12.4 Sequential Circuits
All of the circuits discussed up to this point have been combinational circuits whose outputs depended solely on their inputs. Such circuits do not incorporate feedback and have no “memory” of their previous state. In order to construct a general-purpose computer, circuits capable of “remembering” instructions, data, and the results of computations are needed.
It is possible to design circuits that exhibit “memory” by incorporating feedback – in the sense that the outputs of a circuit can be made to depend not only on the circuit’s current inputs, but also on its past outputs as well. Such circuits are termed “sequential circuits”, since their output may be viewed as a function of a sequence of past inputs. Basically, sequential circuits have memory because one or more of their outputs are “fed back” to serve as input.
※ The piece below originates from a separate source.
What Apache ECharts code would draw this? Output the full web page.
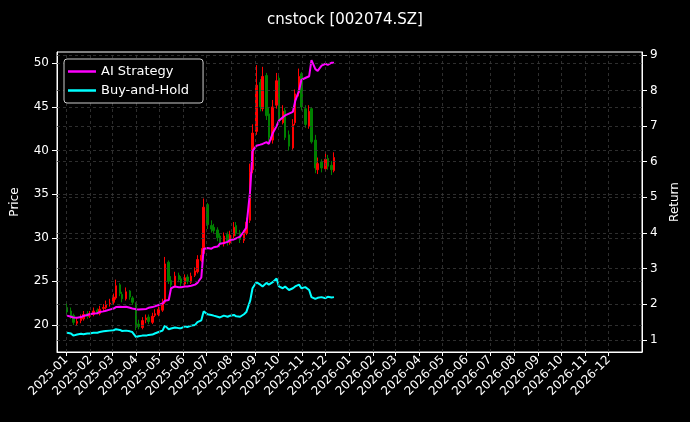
<!DOCTYPE html>
<html><head><meta charset="utf-8">
<script src="https://cdn.jsdelivr.net/npm/echarts@6/dist/echarts.min.js"></script>
<style>html,body{margin:0;background:#000}#c{width:690px;height:422px}</style>
</head><body><div id="c"></div>
<script>
const monthLabels = ['2025-01','2025-02','2025-03','2025-04','2025-05','2025-06','2025-07','2025-08','2025-09','2025-10','2025-11','2025-12','2026-01','2026-02','2026-03','2026-04','2026-05','2026-06','2026-07','2026-08','2026-09','2026-10','2026-11','2026-12'];
const closes = [21.5,21.0,20.3,20.4,20.8,21.2,21.0, 21.3,21.6,21.4,21.8,22.0,22.3,22.5, 23.2,24.5,23.6,23.0,23.8,23.2,22.6, 20.0,19.8,20.5,20.8,20.4,21.0,21.3, 21.8,22.5,27.0,25.0,24.6,25.6,25.2, 24.8,25.4,25.0,25.6,26.2,27.5,28.0, 33.5,31.5,31.0,30.8,30.0,29.4,30.2, 29.5,30.3,31.2,30.5,29.8,30.6,31.8, 37.5,42.0,47.5,45.0,48.5,44.0,41.5, 45.0,48.0,43.5,44.5,41.5,40.5,43.0, 46.5,48.5,45.0,43.0,44.5,41.0,38.0, 38.5,38.0,39.0,38.2,37.8,39.2];
const opens = [22.0,21.6,21.1,20.2,20.5,20.7,21.3, 21.0,21.2,21.7,21.3,21.9,22.0,22.4, 22.6,23.1,24.6,23.5,23.0,23.9,23.1, 22.4,20.1,19.7,20.6,20.9,20.3,21.1, 21.2,21.7,22.6,27.2,25.1,24.5,25.7, 25.3,24.7,25.5,24.9,25.7,26.1,27.4, 28.2,33.8,31.4,31.2,30.9,30.2,29.3, 30.4,29.4,30.2,31.4,30.6,29.7,30.5, 32.0,37.8,42.2,47.8,44.8,48.6,44.2, 41.2,45.2,48.3,43.2,44.6,41.8,40.3, 43.2,46.6,48.8,44.8,42.8,44.8,41.2, 37.8,38.7,37.9,39.1,38.3,37.7];
const highs = [22.5,22.0,21.3,20.9,21.2,21.6,21.6, 21.6,22.0,21.9,22.2,22.4,22.8,23.0, 23.6,25.2,24.8,23.8,24.3,24.0,23.3, 22.6,20.6,20.9,21.2,21.2,21.4,21.8, 22.1,23.0,27.8,27.4,25.6,26.1,26.0, 25.6,25.8,25.8,26.0,26.6,28.0,28.8, 34.5,34.0,32.0,31.6,31.2,30.5,30.6, 30.7,30.8,31.8,31.8,30.9,30.9,32.3, 38.5,43.0,49.8,48.2,49.6,48.9,45.0, 45.8,48.9,48.6,45.2,44.9,42.3,43.6, 47.0,49.4,49.0,45.2,45.2,45.0,41.8, 39.2,39.0,39.8,39.5,38.8,39.8];
const lows = [21.2,20.7,20.0,19.9,20.2,20.5,20.7, 20.8,21.0,21.2,21.1,21.6,21.8,22.1, 22.3,22.9,23.3,22.6,22.8,22.9,22.3, 19.4,19.5,19.5,20.2,20.1,20.1,20.9, 21.0,21.5,22.4,24.7,24.3,24.3,24.9, 24.4,24.5,24.7,24.7,25.5,25.9,27.2, 28.0,31.0,30.6,30.5,29.6,28.9,29.0, 29.1,29.2,29.9,30.2,29.4,29.4,30.3, 31.7,37.4,41.8,44.5,44.5,43.5,40.8, 40.8,44.8,43.0,43.0,41.2,40.0,40.1, 42.9,46.2,44.6,42.6,42.5,40.8,37.4, 37.3,37.5,37.6,37.8,37.2,37.5];
const aiReturn = [1.68,1.65,1.63,1.62,1.64,1.67,1.70, 1.72,1.74,1.75,1.78,1.80,1.82,1.85, 1.88,1.92,1.93,1.92,1.93,1.90,1.88, 1.86,1.85,1.86,1.87,1.90,1.92,1.94, 1.98,2.02,2.10,2.12,2.45,2.50,2.48, 2.48,2.50,2.50,2.52,2.55,2.60,2.75, 3.55,3.58,3.56,3.60,3.62,3.70,3.72, 3.75,3.80,3.82,3.85,3.90,4.05,4.15, 5.20,6.30,6.45,6.48,6.50,6.55,6.50, 6.80,7.00,7.15,7.25,7.30,7.35,7.40, 7.70,8.00,8.30,8.35,8.40,8.85,8.60, 8.55,8.70,8.75,8.72,8.78,8.78];
const bhReturn = [1.20,1.18,1.12,1.15,1.17,1.16,1.18, 1.18,1.20,1.20,1.22,1.24,1.25,1.26, 1.27,1.30,1.28,1.25,1.26,1.24,1.22, 1.08,1.10,1.12,1.12,1.14,1.15,1.18, 1.22,1.26,1.40,1.30,1.32,1.35,1.33, 1.33,1.38,1.36,1.40,1.42,1.50,1.55, 1.80,1.72,1.70,1.68,1.65,1.63,1.68, 1.65,1.68,1.70,1.66,1.65,1.72,1.78, 2.10,2.45,2.62,2.55,2.50,2.60,2.55, 2.62,2.72,2.50,2.45,2.50,2.40,2.45, 2.50,2.55,2.45,2.48,2.40,2.20,2.15, 2.18,2.20,2.17,2.21,2.19,2.20];

// trading dates: every third weekday from 2025-01-02
const dates = [];
let d = new Date(Date.UTC(2025,0,2)), k = 0;
while (dates.length < closes.length) {
  const wd = d.getUTCDay();
  if (wd !== 0 && wd !== 6) { if (k % 3 === 0) dates.push(d.getTime()); k++; }
  d = new Date(d.getTime() + 86400000);
}
const monthTs = monthLabels.map(s => Date.UTC(+s.slice(0,4), +s.slice(5,7)-1, 1));
const labelMap = {}; monthTs.forEach((t,i)=>labelMap[t]=monthLabels[i]);

const candle = dates.map((t,i)=>[t, opens[i], closes[i], lows[i], highs[i]]);
const ai = dates.map((t,i)=>[t, aiReturn[i]]);
const bh = dates.map((t,i)=>[t, bhReturn[i]]);

const txt = {color:'#fff', fontSize:12, fontFamily:'DejaVu Sans'};
const gl = {color:'#3a3a3a', type:[3,3], width:0.8};
const chart = echarts.init(document.getElementById('c'));
chart.setOption({
  backgroundColor:'#000',
  animation:false,
  title:{text:'cnstock [002074.SZ]', left:'center', top:8, textStyle:{color:'#fff', fontSize:15, fontWeight:'normal', fontFamily:'DejaVu Sans'}},
  legend:{orient:'vertical', left:64, top:59, z:20, zlevel:1, textStyle:{color:'#fff', fontSize:13, fontFamily:'DejaVu Sans'},
    data:['AI Strategy','Buy-and-Hold'], icon:'rect',
    itemWidth:28, itemHeight:2.5, itemGap:6, backgroundColor:'#000', borderColor:'#ccc', borderWidth:1, borderRadius:3, padding:[6,14,6,4]},
  grid:{left:57, right:48, top:52, bottom:70, show:true, borderColor:'#fff', borderWidth:1},
  xAxis:{type:'value', min:Date.UTC(2024,11,20), max:Date.UTC(2027,0,13), scale:true,
    axisLine:{lineStyle:{color:'#fff'}}, axisTick:{show:true, customValues:monthTs, lineStyle:{color:'#fff'}, length:4},
    axisLabel:{...txt, rotate:45, customValues:monthTs, formatter:v=>labelMap[v]||'', margin:6},
    splitLine:{show:false}},
  yAxis:[
    {type:'value', min:16.9, max:51.3, name:'Price', nameLocation:'middle', nameGap:36, nameTextStyle:{...txt},
     axisLabel:{...txt, customValues:[20,25,30,35,40,45,50]}, axisTick:{show:true, customValues:[20,25,30,35,40,45,50], lineStyle:{color:'#fff'}},
     axisLine:{show:true, lineStyle:{color:'#fff'}}, splitLine:{show:false}},
    {type:'value', min:0.66, max:9.08, name:'Return', nameLocation:'middle', nameGap:26, nameTextStyle:{...txt},
     axisLabel:{...txt, customValues:[1,2,3,4,5,6,7,8,9]}, axisTick:{show:true, customValues:[1,2,3,4,5,6,7,8,9], lineStyle:{color:'#fff'}},
     axisLine:{show:true, lineStyle:{color:'#fff'}}, splitLine:{show:false}}
  ],
  series:[
    {type:'candlestick', data:candle, barWidth:2, yAxisIndex:0,
     itemStyle:{color:'#ff0000', color0:'#008000', borderColor:'#ff0000', borderColor0:'#008000', borderWidth:1},
     markLine:{silent:true, symbol:'none', label:{show:false}, lineStyle:gl,
       data:[...monthTs.map(t=>({xAxis:t})), ...[20,25,30,35,40,45,50].map(v=>({yAxis:v}))]}},
    {type:'line', name:'AI Strategy', data:ai, yAxisIndex:1, symbol:'none', lineStyle:{color:'#ff00ff', width:2}, itemStyle:{color:'#ff00ff'},
     markLine:{silent:true, symbol:'none', label:{show:false}, lineStyle:gl, data:[1,2,3,4,5,6,7,8,9].map(v=>({yAxis:v}))}},
    {type:'line', name:'Buy-and-Hold', data:bh, yAxisIndex:1, symbol:'none', lineStyle:{color:'#00ffff', width:2}, itemStyle:{color:'#00ffff'}}
  ]
});
</script></body></html>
So, the sequential circuit’s next output will, in a sense, be a function of its present inputs and its previous outputs.
We will limit our study of sequential circuits to one, very important, type of circuit: the flip-flop. The term “flip-flop” is a generic term applied to devices having two stable states. The primary function of a flip-flop is to store a binary digit, “0” or “1”. Therefore a flip-flop can be used to implement the most basic unit of memory, the bit. A flip-flop is implemented as a set of logic gates that make use of feedback to remain in one of two stable states, thereby “remembering” a binary digit. There are many different types of flip-flops: R-S, D, T, and J-K. We will look at only one type, the R-S flip-flop.